2016 TBR Challenge: Darling Infidel by Violet Winspear

darling-infidel

Don’t forget, just a few more days to enter to win an ebook copy of Hard Knocks by Ruby Lang. Check out my review for more details on this steaming contemporary about a neurosurgeon and a hockey player.

It’s January, which means that the TBR Challenge theme is shorts: novellas, short stories, category romances, etc. What that means for me is reading one of the many vintage Harlequins I have hanging out on my TBR shelf. I chose Darling Infidel by Violet Winspear, a Harlequin Presents from 1976. And this is a hell of a vintage Presents. We’ve got it all: an overbearing alphahole of a hero, a motherless virgin heroine who brings all the boys to the yard and a crazypants evil other woman. The heroine stabs the hero with a pen in the first few pages. The virgin is attacked in the forest by a neighbor who won’t take no for an answer. The evil other woman pushes the heroine down a well. But that’s Winspear.

Writing about Violet Winspear books always stymies me. On the one hand, her romantic arcs work for me. The amount of sexual tension she manages to shoehorn into books with no sex is seriously impressive. Her heroes are over-the-top, but even without the male POV, we understand throughout each book that they growl because they love. That’s not the problem. The problem for me is the persistent racism displayed in her books. I mean, this one is called Darling Infidel and the hero is a half-Jewish Austrian. The heroine jokingly and lovingly refers to him as “infidel”, and generally when he’s gotten under her skin somehow, but that’s just not something we call people any more even in jest. There’s also a “gipsy” character in the story who fulfills all the awful Romany stereotypes. That said, he also saves the heroine, shoots a jerk and gets away without punishment so it’s not all bad. I just always have to warn people when approaching Winspear that they’re likely to get some outdated and offensive language at best.

The thing is, the sheer amount of WTFery in Darling Infidel left me with an affection for it. Heroine Cathy is essentially her doctor father’s housekeeper following the death of her mother. Hero Woolf has come from Austria under mysterious circumstances to work as a doctor in her father’s practice. They have taken an instant dislike to each other, or so Cathy thinks, until Woolf kisses her following the aforementioned stabbing incident. Then we find out that while Cathy may not like Woolf much, her best friend Tiphaine De’Ath (a name with Dickensian subtlety) has a ginormous crush on him. When Cathy is nearly raped in the woods, Woolf doctors the neighbor and then sends him away, convincing Cathy that they should not inform the police because of what it might to to her reputation. Then the blackmail starts. Woolf insists on a fake engagement as a condition for keeping her secret in order to protect himself from the rapacious Tiphaine. Of course, Tiphaine finds out and turns murderous.

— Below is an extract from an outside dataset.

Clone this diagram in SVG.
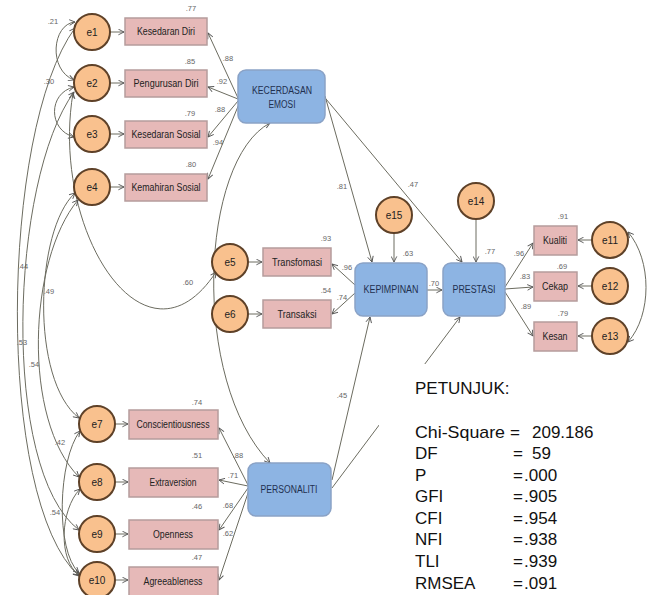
<svg xmlns="http://www.w3.org/2000/svg" width="656" height="595" viewBox="0 0 656 595">
<style>
.err{fill:#f9c18e;stroke:#5e4128;stroke-width:2}
.ind{fill:#e6b9b8;stroke:#b59c9c;stroke-width:1.5}
.lat{fill:#8db4e3;stroke:#8aa2c6;stroke-width:1.5}
.c{fill:none;stroke:#6c6c60;stroke-width:1}
.t{font-family:"Liberation Sans",Arial,sans-serif;font-size:10px;fill:#222;text-anchor:middle}
.lt{font-family:"Liberation Sans",Arial,sans-serif;font-size:10px;fill:#1f3050;text-anchor:middle}
.n{font-family:"Liberation Sans",Arial,sans-serif;font-size:7.5px;fill:#666;text-anchor:middle}
.g{font-family:"Liberation Sans",Arial,sans-serif;font-size:17px;fill:#111}
</style>
<defs>
<marker id="a" viewBox="0 0 10 10" refX="9" refY="5" markerWidth="7" markerHeight="7" orient="auto-start-reverse" markerUnits="userSpaceOnUse">
<path d="M1,1 L9,5 L1,9" fill="none" stroke="#555" stroke-width="1.3"/>
</marker>
</defs>
<rect width="656" height="595" fill="#fff"/>

<g id="connectors">
<path class="c" d="M110,32 L124,32" marker-end="url(#a)"/>
<path class="c" d="M110,83 L124,83" marker-end="url(#a)"/>
<path class="c" d="M110,134 L124,134" marker-end="url(#a)"/>
<path class="c" d="M110,187 L124,187" marker-end="url(#a)"/>
<path class="c" d="M248,262 L262,262" marker-end="url(#a)"/>
<path class="c" d="M248,314 L262,314" marker-end="url(#a)"/>
<path class="c" d="M115,424 L128,424" marker-end="url(#a)"/>
<path class="c" d="M115,482 L128,482" marker-end="url(#a)"/>
<path class="c" d="M115,534 L128,534" marker-end="url(#a)"/>
<path class="c" d="M115,580 L128,580" marker-end="url(#a)"/>
<path class="c" d="M592,240 L578,240" marker-end="url(#a)"/>
<path class="c" d="M592,286 L578,286" marker-end="url(#a)"/>
<path class="c" d="M592,336 L578,336" marker-end="url(#a)"/>
<path class="c" d="M238,98 L208,33" marker-end="url(#a)" stroke-width="1.3"/>
<path class="c" d="M238,99 L208,87" marker-end="url(#a)" stroke-width="1.3"/>
<path class="c" d="M238,101 L208,137" marker-end="url(#a)" stroke-width="1.3"/>
<path class="c" d="M239,104 L208,179" marker-end="url(#a)" stroke-width="1.3"/>
<path class="c" d="M325,96 L372,262" marker-end="url(#a)"/>
<path class="c" d="M326,99 L462,262" marker-end="url(#a)"/>
<path class="c" d="M394,233 L394,262" marker-end="url(#a)"/>
<path class="c" d="M476,219 L476,262" marker-end="url(#a)"/>
<path class="c" d="M427,290 L442,290" marker-end="url(#a)"/>
<path class="c" d="M355,285 L332,264" marker-end="url(#a)" stroke-width="1.3"/>
<path class="c" d="M355,293 L332,314" marker-end="url(#a)" stroke-width="1.3"/>
<path class="c" d="M505,287 L533,243" marker-end="url(#a)" stroke-width="1.3"/>
<path class="c" d="M505,289 L533,287" marker-end="url(#a)" stroke-width="1.3"/>
<path class="c" d="M505,292 L533,336" marker-end="url(#a)" stroke-width="1.3"/>
<path class="c" d="M332,480 L370,317" marker-end="url(#a)"/>
<path class="c" d="M332,488 L460,317" marker-end="url(#a)"/>
<path class="c" d="M248,485 L219,428" marker-end="url(#a)" stroke-width="1.3"/>
<path class="c" d="M248,486 L219,480" marker-end="url(#a)" stroke-width="1.3"/>
<path class="c" d="M248,488 L219,530" marker-end="url(#a)" stroke-width="1.3"/>
<path class="c" d="M249,490 L219,580" marker-end="url(#a)" stroke-width="1.3"/>
<path class="c" d="M75,22 C52,24 48,70 74,80" marker-start="url(#a)" marker-end="url(#a)"/>
<path class="c" d="M74,87 C48,93 48,130 74,137" marker-start="url(#a)" marker-end="url(#a)"/>
<path class="c" d="M73,93 C50,230 145,380 216,272" marker-start="url(#a)" marker-end="url(#a)"/>
<path class="c" d="M270,123 C200,160 190,380 270,463" marker-start="url(#a)" marker-end="url(#a)"/>
<path class="c" d="M75,28 C0,130 -5,500 79,576" marker-start="url(#a)" marker-end="url(#a)"/>
<path class="c" d="M74,92 C10,180 0,470 79,530" marker-start="url(#a)" marker-end="url(#a)"/>
<path class="c" d="M75,193 C35,230 30,380 79,418" marker-start="url(#a)" marker-end="url(#a)"/>
<path class="c" d="M78,200 C28,260 22,420 79,477" marker-start="url(#a)" marker-end="url(#a)"/>
<path class="c" d="M80,431 C58,460 55,550 79,573" marker-start="url(#a)" marker-end="url(#a)"/>
<path class="c" d="M80,489 C60,510 58,560 79,575" marker-start="url(#a)" marker-end="url(#a)"/>
<path class="c" d="M628,232 C652,260 652,315 628,342" marker-start="url(#a)" marker-end="url(#a)"/>
</g>

<g id="labels">
<text class="n" x="191" y="11">.77</text>
<text class="n" x="190" y="64">.85</text>
<text class="n" x="190" y="116">.79</text>
<text class="n" x="191" y="167">.80</text>
<text class="n" x="228" y="61">.88</text>
<text class="n" x="222" y="84">.92</text>
<text class="n" x="220" y="112">.88</text>
<text class="n" x="218" y="145">.94</text>
<text class="n" x="53" y="24">.21</text>
<text class="n" x="49" y="84">.30</text>
<text class="n" x="342" y="189">.81</text>
<text class="n" x="413" y="187">.47</text>
<text class="n" x="326" y="241">.93</text>
<text class="n" x="326" y="293">.54</text>
<text class="n" x="347" y="270">.96</text>
<text class="n" x="342" y="300">.74</text>
<text class="n" x="408" y="256">.63</text>
<text class="n" x="434" y="286">.70</text>
<text class="n" x="490" y="254">.77</text>
<text class="n" x="519" y="256">.96</text>
<text class="n" x="525" y="279">.83</text>
<text class="n" x="526" y="309">.89</text>
<text class="n" x="563" y="219">.91</text>
<text class="n" x="562" y="269">.69</text>
<text class="n" x="563" y="316">.79</text>
<text class="n" x="188" y="285">.60</text>
<text class="n" x="23" y="269">.44</text>
<text class="n" x="49" y="294">.49</text>
<text class="n" x="22" y="345">.53</text>
<text class="n" x="34" y="367">.54</text>
<text class="n" x="60" y="445">.42</text>
<text class="n" x="55" y="515">.54</text>
<text class="n" x="197" y="405">.74</text>
<text class="n" x="197" y="458">.51</text>
<text class="n" x="197" y="509">.46</text>
<text class="n" x="197" y="560">.47</text>
<text class="n" x="238" y="458">.88</text>
<text class="n" x="233" y="478">.71</text>
<text class="n" x="228" y="508">.68</text>
<text class="n" x="228" y="536">.62</text>
<text class="n" x="342" y="398">.45</text>
</g>

<g id="e1"><circle class="err" cx="92" cy="32" r="18"/><text class="t" x="92" y="36">e1</text></g>
<g id="e2"><circle class="err" cx="92" cy="83" r="18"/><text class="t" x="92" y="87">e2</text></g>
<g id="e3"><circle class="err" cx="92" cy="134" r="18"/><text class="t" x="92" y="138">e3</text></g>
<g id="e4"><circle class="err" cx="92" cy="187" r="18"/><text class="t" x="92" y="191">e4</text></g>
<g id="e5"><circle class="err" cx="230" cy="262" r="18"/><text class="t" x="230" y="266">e5</text></g>
<g id="e6"><circle class="err" cx="230" cy="314" r="18"/><text class="t" x="230" y="318">e6</text></g>
<g id="e7"><circle class="err" cx="97" cy="424" r="18"/><text class="t" x="97" y="428">e7</text></g>
<g id="e8"><circle class="err" cx="97" cy="482" r="18"/><text class="t" x="97" y="486">e8</text></g>
<g id="e9"><circle class="err" cx="97" cy="534" r="18"/><text class="t" x="97" y="538">e9</text></g>
<g id="e10"><circle class="err" cx="97" cy="580" r="18"/><text class="t" x="97" y="584">e10</text></g>
<g id="e11"><circle class="err" cx="610" cy="240" r="18"/><text class="t" x="610" y="244">e11</text></g>
<g id="e12"><circle class="err" cx="610" cy="286" r="18"/><text class="t" x="610" y="290">e12</text></g>
<g id="e13"><circle class="err" cx="610" cy="336" r="18"/><text class="t" x="610" y="340">e13</text></g>
<g id="e14"><circle class="err" cx="476" cy="201" r="18"/><text class="t" x="476" y="205">e14</text></g>
<g id="e15"><circle class="err" cx="394" cy="215" r="18"/><text class="t" x="394" y="219">e15</text></g>

<g id="kesedaran-diri"><rect class="ind" x="125" y="18" width="82" height="27"/><text class="t" x="166" y="35" textLength="58" lengthAdjust="spacingAndGlyphs">Kesedaran Diri</text></g>
<g id="pengurusan-diri"><rect class="ind" x="125" y="70" width="82" height="27"/><text class="t" x="166" y="87" textLength="65" lengthAdjust="spacingAndGlyphs">Pengurusan  Diri</text></g>
<g id="kesedaran-sosial"><rect class="ind" x="125" y="121" width="82" height="27"/><text class="t" x="166" y="138" textLength="69" lengthAdjust="spacingAndGlyphs">Kesedaran Sosial</text></g>
<g id="kemahiran-sosial"><rect class="ind" x="125" y="174" width="82" height="27"/><text class="t" x="166" y="191" textLength="69" lengthAdjust="spacingAndGlyphs">Kemahiran Sosial</text></g>
<g id="transformasi"><rect class="ind" x="263" y="248" width="68" height="28"/><text class="t" x="297" y="266" textLength="50" lengthAdjust="spacingAndGlyphs">Transfomasi</text></g>
<g id="transaksi"><rect class="ind" x="263" y="300" width="68" height="28"/><text class="t" x="297" y="318" textLength="39" lengthAdjust="spacingAndGlyphs">Transaksi</text></g>
<g id="conscientiousness"><rect class="ind" x="129" y="410" width="89" height="29"/><text class="t" x="173" y="428" textLength="73" lengthAdjust="spacingAndGlyphs">Conscientiousness</text></g>
<g id="extraversion"><rect class="ind" x="129" y="468" width="89" height="29"/><text class="t" x="173" y="486" textLength="47" lengthAdjust="spacingAndGlyphs">Extraversion</text></g>
<g id="openness"><rect class="ind" x="129" y="520" width="89" height="29"/><text class="t" x="173" y="538" textLength="40" lengthAdjust="spacingAndGlyphs">Openness</text></g>
<g id="agreeableness"><rect class="ind" x="129" y="567" width="89" height="29"/><text class="t" x="173" y="585" textLength="59" lengthAdjust="spacingAndGlyphs">Agreeableness</text></g>
<g id="kualiti"><rect class="ind" x="534" y="226" width="43" height="29"/><text class="t" x="555" y="244" textLength="24" lengthAdjust="spacingAndGlyphs">Kualiti</text></g>
<g id="cekap"><rect class="ind" x="534" y="272" width="43" height="29"/><text class="t" x="555" y="290" textLength="26" lengthAdjust="spacingAndGlyphs">Cekap</text></g>
<g id="kesan"><rect class="ind" x="534" y="322" width="43" height="29"/><text class="t" x="555" y="340" textLength="25" lengthAdjust="spacingAndGlyphs">Kesan</text></g>

<g id="kecerdasan-emosi"><rect class="lat" x="238" y="70" width="87" height="53" rx="8"/><text class="lt" x="282" y="94" textLength="60" lengthAdjust="spacingAndGlyphs">KECERDASAN</text><text class="lt" x="282" y="108" textLength="27" lengthAdjust="spacingAndGlyphs">EMOSI</text></g>
<g id="kepimpinan"><rect class="lat" x="355" y="263" width="72" height="53" rx="8"/><text class="lt" x="391" y="293" textLength="55" lengthAdjust="spacingAndGlyphs">KEPIMPINAN</text></g>
<g id="prestasi"><rect class="lat" x="443" y="263" width="62" height="53" rx="8"/><text class="lt" x="474" y="293" textLength="43" lengthAdjust="spacingAndGlyphs">PRESTASI</text></g>
<g id="personaliti"><rect class="lat" x="248" y="463" width="83" height="53" rx="8"/><text class="lt" x="289" y="493" textLength="57" lengthAdjust="spacingAndGlyphs">PERSONALITI</text></g>

<g id="legend">
<rect x="379" y="364" width="277" height="231" fill="#fff"/>
<text class="g" x="415" y="394">PETUNJUK:</text>
<text class="g" x="415" y="438" textLength="90" lengthAdjust="spacingAndGlyphs">Chi-Square</text><text class="g" x="510" y="438">=</text><text class="g" x="532" y="438">209.186</text>
<text class="g" x="415" y="459">DF</text><text class="g" x="513" y="459">=</text><text class="g" x="532" y="459">59</text>
<text class="g" x="415" y="481">P</text><text class="g" x="513" y="481">=</text><text class="g" x="524" y="481">.000</text>
<text class="g" x="415" y="502">GFI</text><text class="g" x="513" y="502">=</text><text class="g" x="524" y="502">.905</text>
<text class="g" x="415" y="524">CFI</text><text class="g" x="513" y="524">=</text><text class="g" x="524" y="524">.954</text>
<text class="g" x="415" y="545">NFI</text><text class="g" x="513" y="545">=</text><text class="g" x="524" y="545">.938</text>
<text class="g" x="415" y="567">TLI</text><text class="g" x="513" y="567">=</text><text class="g" x="524" y="567">.939</text>
<text class="g" x="415" y="589">RMSEA</text><text class="g" x="513" y="589">=</text><text class="g" x="524" y="589">.091</text>
</g>
</svg>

Truly, I think you’d have to be in the right mood for this book. I clearly was and so I enjoyed it immensely. Cathy is protected from being intolerably perfect by the stabbing early in the book. Woolf is protected from complete jerkery by the kiss soon after. He may be heavy-handed and manipulative, but he’s so clearly head over heels for her from his first appearance that he remains sympathetic. There is also a fair bit more normal interaction between the hero and heroine than I often see in vintage Harlequins. They stroll along the beach eating ice cream and talking. They go shopping and to lunch. It’s not completely out of the blue when they find at the end that they rather like each other the way it sometimes is. And virginal Cathy the doctor’s daughter may not be experienced, but nor are the flutterings in her tummy a complete mystery to her.

It may just be the amount of context I have now after reading so many of these 1970s Harlequins, but I thought Darling Infidel was eminently readable. Despite Winspear’s short-comings and the over-wrought plot, the romantic core of the story is sound. It’s too bad Winspear isn’t available in digital because if I could cheaply and easily acquire her entire oeuvre, I would gladly do it.

Darling Infidel Book Cover Darling Infidel
Violet Winspear
Vintage romance
Harlequin Presents
May 1976
Paperback
189
Purchased Used

One comment

  1. Great pick for the TBR Challenge. I have noticed the racism in some of the older titles I’ve tried and it does shock me because I don’t remember that in the books I read back then, but I’m sure it was there. Very thoughtful and unique review. I quite enjoyed it!